Genellikle yapılan, iş kazası meydana geldiği anda söylenen bazı sözler ve işçilerin uğradığı zararlar dışında başka işlem yapılmamaktadır.Yapılan uyarılarda risk analizini yaptırmak, dosyalarını saklamak,1-2 düzenleyici tedbir almak İSG yükümlülüklerinin yerine getirilmesi anlamına gelmemektedir. Değişimlerin yaşanması için öncelikle işverenlerin ve yöneticilerin bilgilendirilmesi, çalışanların eğitimi, işçileri işe alma döneminden başlayan, çalışma döneminde devam eden ve başka görevler verilmesinde işverenlerin ve İnsan Kaynağını yöneten kişilerin bilgilendirilmesi ve koruyucu tedbirlerin alınması ile gelişme sağlanabilir. Yapılan değerlendirmelere göre Türkiye’de verilen İSG eğitimleri ve gerekli tedbirlerin alındığından bahsedilemez.İş kazalarında İSG tedbirleri yeterli olmayıp tüm sistemde çalışan kişilerin sorumluluklarının çizildiği iyi bir organizasyon, iyi düzenlenmiş görev tanımları, İSG eğitim belgeleri, disiplin kuralları, iyi hazırlanmış iş sözleşmeleri, çalışanların, yöneticilerin, araç ve makine kullananların sorumluluklarının iyi belirlendiği bildirim belgelerinin imza karşılığı çalışanlara verilmesi gerekmektedir. Ayrıca bu belgelere rağmen çalışanların gözetilmemesi halinde iş kazası ve meslek hastalıkları nedeniyle SGK tarafından işçiye ve işverene çıkarılan fatura oldukça fazladır.

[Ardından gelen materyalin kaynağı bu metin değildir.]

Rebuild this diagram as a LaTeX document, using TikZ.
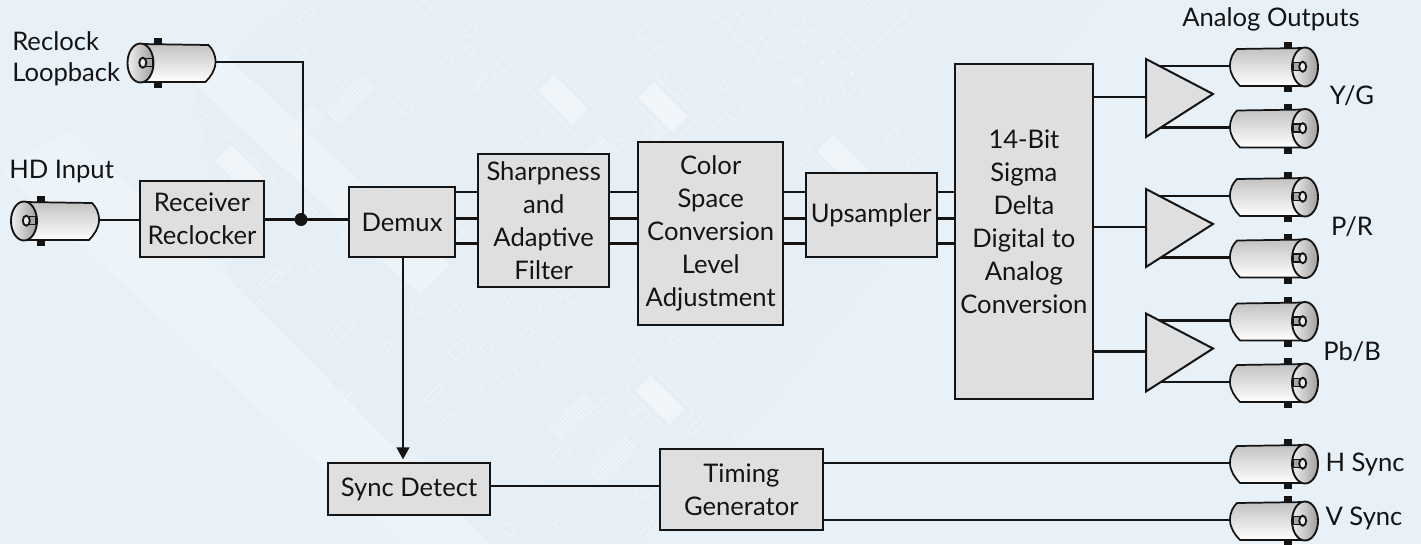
\documentclass[tikz,border=0pt]{standalone}
\usepackage{fontspec}
\setmainfont{Lato}
\usetikzlibrary{arrows.meta,calc}
\definecolor{bgblue}{HTML}{E9F1F8}
\definecolor{bgboard}{HTML}{E7EFF6}
\definecolor{bglight}{HTML}{EDF4F9}
\definecolor{bgpale}{HTML}{F0F5F9}
\definecolor{boxgray}{HTML}{DEDFE0}
\definecolor{ink}{HTML}{141414}
\newcommand{\lblfont}{\fontsize{19.2pt}{24.8pt}\selectfont}
\tikzset{
  x=0.75pt,y=-0.75pt,
  lbl/.style={inner sep=0pt,text=ink,align=center,font=\lblfont},
  block/.style={draw=ink,line width=1.5pt,fill=boxgray,inner sep=0pt,text=ink,align=center,font=\lblfont},
  wire/.style={draw=ink,line width=1.6pt},
  pale/.style={draw=bgpale,line width=0.6pt},
  bnc/.pic={
    \coordinate (-tip) at (0,0);
    \fill[ink] (54,-24) rectangle (62,26);
    \shade[top color=black!24,bottom color=white,draw=ink,line width=1.3pt]
      (0,0) .. controls (0,-8) and (3,-13) .. (7,-17) -- (75,-18) -- (75,20) -- (10,20) .. controls (5,15) and (0,8) .. (0,0) -- cycle;
    \shade[left color=black!6,right color=black!38,draw=ink,line width=1.4pt]
      (75,1) ellipse [x radius=13,y radius=19.5];
    \draw[line width=1pt,draw=ink,fill=black!35] (63,-3.5) rectangle (70,4.5);
    \draw[line width=1.4pt,draw=ink,fill=white!92!black] (72.7,0.7) ellipse [x radius=3.5,y radius=5];
  },
  amp/.pic={
    \coordinate (-in) at (0,0);
    \draw[draw=ink,line width=1.5pt,fill=boxgray,line join=miter] (0,-38) -- (67,-3) -- (0,40) -- cycle;
  },
}
\begin{document}
\begin{tikzpicture}
\useasboundingbox (0,0) rectangle (1421,544);
\fill[bgblue] (0,0) rectangle (1421,544);
% faint circuit-board background
\begin{scope}
\clip (0,0) rectangle (1421,544);
\fill[bglight] (0,170) -- (70,130) -- (230,280) -- (490,544) -- (405,544) -- (97,260) -- cycle;
\fill[bgboard] (300,0) -- (1100,0) -- (720,460) -- (640,544) -- (490,544) -- (230,280) -- (195,85) -- cycle;
\fill[bglight] (195,85) -- (225,55) -- (450,265) -- (420,295) -- cycle;
\clip (300,0) -- (1100,0) -- (720,460) -- (640,544) -- (490,544) -- (230,280) -- (195,85) -- cycle;
\pgfmathsetseed{12}
\foreach \n in {1,...,170} {
  \pgfmathsetmacro\px{190+rnd*720}
  \pgfmathsetmacro\py{rnd*540}
  \pgfmathsetmacro\pw{5+rnd*18}
  \pgfmathsetmacro\ph{4+rnd*8}
  \draw[pale,rotate around={45:(\px,\py)}] (\px,\py) rectangle ++(\pw,\ph);
}
\foreach \cx/\cy in {563/100,663/107,842/160,760/300,240/170,660/400} {
  \fill[bgpale,rotate around={-45:(\cx,\cy)}] (\cx-24,\cy-11) rectangle (\cx+24,\cy+11);
  \draw[pale,rotate around={-45:(\cx,\cy)}] (\cx-32,\cy-16) rectangle (\cx+32,\cy+16);
}
\foreach \cx/\cy in {573/417,613/460,300/130,350/100,590/160} {
  \foreach \k in {-7,...,7} {
    \draw[bgpale,line width=1pt,rotate around={45:(\cx,\cy)}] (\cx+\k*3.4,\cy-9) -- (\cx+\k*3.4,\cy+9);
  }
}
\foreach \k in {0,...,7} {
  \fill[bgpale] (717+\k*6,17+\k*6) circle [radius=1.8];
  \fill[bgpale] (737+\k*6,15+\k*6) circle [radius=1.6];
  \fill[bgpale] (775+\k*9.5,10+\k*10.5) circle [radius=1.6];
  \fill[bgpale] (795+\k*9.5,10+\k*10.5) circle [radius=1.6];
}
\draw[pale] (810,0) -- (865,57) -- (915,0);
\end{scope}

% nodes
\node[block,minimum width=93pt,minimum height=57.5pt] (recv) at (202,219) {Receiver\\Reclocker};
\node[block,minimum width=79.5pt,minimum height=52.5pt] (demux) at (402,222) {Demux};
\node[block,minimum width=98.5pt,minimum height=99.5pt] (sharp) at (543.7,220.4) {Sharpness\\and\\Adaptive\\Filter};
\node[block,minimum width=108.7pt,minimum height=137.5pt] (color) at (710.7,233.4) {Color\\Space\\Conversion\\Level\\Adjustment};
\node[block,minimum width=98pt,minimum height=62.5pt] (upsam) at (871.2,215) {Upsampler};
\node[block,minimum width=103.2pt,minimum height=251pt] (dac) at (1023.9,231.7) {14-Bit\\Sigma\\Delta\\Digital to\\Analog\\Conversion\\[-9.8pt]\mbox{}};
\node[block,minimum width=121.5pt,minimum height=39pt] (sync) at (409,489) {Sync Detect};
\node[block,minimum width=122pt,minimum height=60.8pt] (timing) at (741.3,489.5) {Timing\\Generator};

% connectors
\pic[xscale=-1] (rl) at (215.5,62) {bnc};
\pic[xscale=-1] (hd) at (99,220) {bnc};
\pic (y1) at (1230,66) {bnc};
\pic (y2) at (1230,127.5) {bnc};
\pic (p1) at (1230,196) {bnc};
\pic (p2) at (1230,257.5) {bnc};
\pic (b1) at (1230,320.5) {bnc};
\pic (b2) at (1230,382) {bnc};
\pic (hs) at (1230,463) {bnc};
\pic (vs) at (1230,520) {bnc};

\coordinate (j) at (301,219.5);
\draw[wire] (hd-tip) -- (recv.west |- hd-tip);
\draw[wire] (recv.east |- j) -- (demux.west |- j);
\draw[wire] (rl-tip) -| (303,219);
\fill[ink] (j) circle [radius=6.5];

\foreach \y in {192,218.5,243.5} {
  \draw[wire] (demux.east |- 0,\y) -- (sharp.west |- 0,\y);
  \draw[wire] (sharp.east |- 0,\y) -- (color.west |- 0,\y);
  \draw[wire] (color.east |- 0,\y) -- (upsam.west |- 0,\y);
  \draw[wire] (upsam.east |- 0,\y) -- (dac.west |- 0,\y);
}
\draw[wire,shorten >=2pt,-{Triangle[length=9pt,width=9.5pt]}] ($(demux.south)+(1,0)$) -- ($(demux.south |- sync.north)+(1,0)$);
\draw[wire] (sync.east |- 0,486) -- (timing.west |- 0,486);
\draw[wire] (timing.east |- hs-tip) -- (hs-tip);
\draw[wire] (timing.east |- vs-tip) -- (vs-tip);

% amplifiers
\foreach \w in {y1,y2,p1,p2,b1,b2} {
  \draw[wire] (\w-tip) -- ++(-80,0);
}
\pic (a1) at (1146,97) {amp};
\pic (a2) at (1146,227) {amp};
\pic (a3) at (1146,351.5) {amp};
\draw[wire] (dac.east |- a1-in) -- (a1-in);
\draw[wire] (dac.east |- a2-in) -- (a2-in);
\draw[wire] (dac.east |- a3-in) -- (a3-in);

% labels
\node[lbl,anchor=west] (t1) at (12,41) {Reclock};
\node[lbl,anchor=west] (t2) at (12,74) {Loopback};
\node[lbl,anchor=west] (t3) at (9,172) {HD Input};
\node[lbl] (t4) at (1271,19) {Analog Outputs};
\node[lbl] (t5) at (1352,96) {Y/G};
\node[lbl] (t6) at (1352,227) {P/R};
\node[lbl] (t7) at (1352,352) {Pb/B};
\node[lbl] (t8) at (1365,464) {H Sync};
\node[lbl] (t9) at (1364,518) {V Sync};
\end{tikzpicture}
\end{document}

İş Kazaları ve Riskleri Nasıl Önlenir?
İş kazalarını önlemek için şirketlerin yapması gereken önemli çalışmaları şöyle sıralayabiliriz: İşveren ve Yöneticiler İnsan Kaynağı yönetim riskleri için İSG, SGK, İş Kanunu bakımından uygulamalar ile ilgili eğitim almalıdır.Organizasyon şeması ve personelin yapacağı işler için açık ve net,ciddi bir görev tanımı yapılmalıdır.(Kalite belgesi için yapılan görev tanımları
yetersiz kalmaktadır).Çalışanlara şirketi tanıtan oryantasyon eğitimi verilmeli, İSG eğitimleri tamamlandıktan sonra işletmeye alınmalıdır.Personele görevi olmayan riskli işler yaptırılmamalıdır veya tedbir alınarak verilmelidir.İşletme içerisinde riskli bölgeler tanımlanmalı ve personele uygulamalar anlatılmalıdır.Risk analizi ile belirlenen tedbirler acil olarak alınmalı, sonraya bırakılmamalıdır.İşçiler ve yöneticilere riskli durumları ve alınacak tedbirleri içeren belgeler hazırlanmalı ve imza karşılığı teslim edilmelidir.Şirket tarafından oluşturulan belgelerde yazılı konularda işveren ve yöneticiler denetim ve gözetim görevi yapmalı ve riskli çalışan personelden yazılı savunma alınmalı, riskler tekrar anlatılmalıdır.Personelin yıllık izinlerini iyi takip edilmeli, personelin dinlenmesi sağlanmalıdır.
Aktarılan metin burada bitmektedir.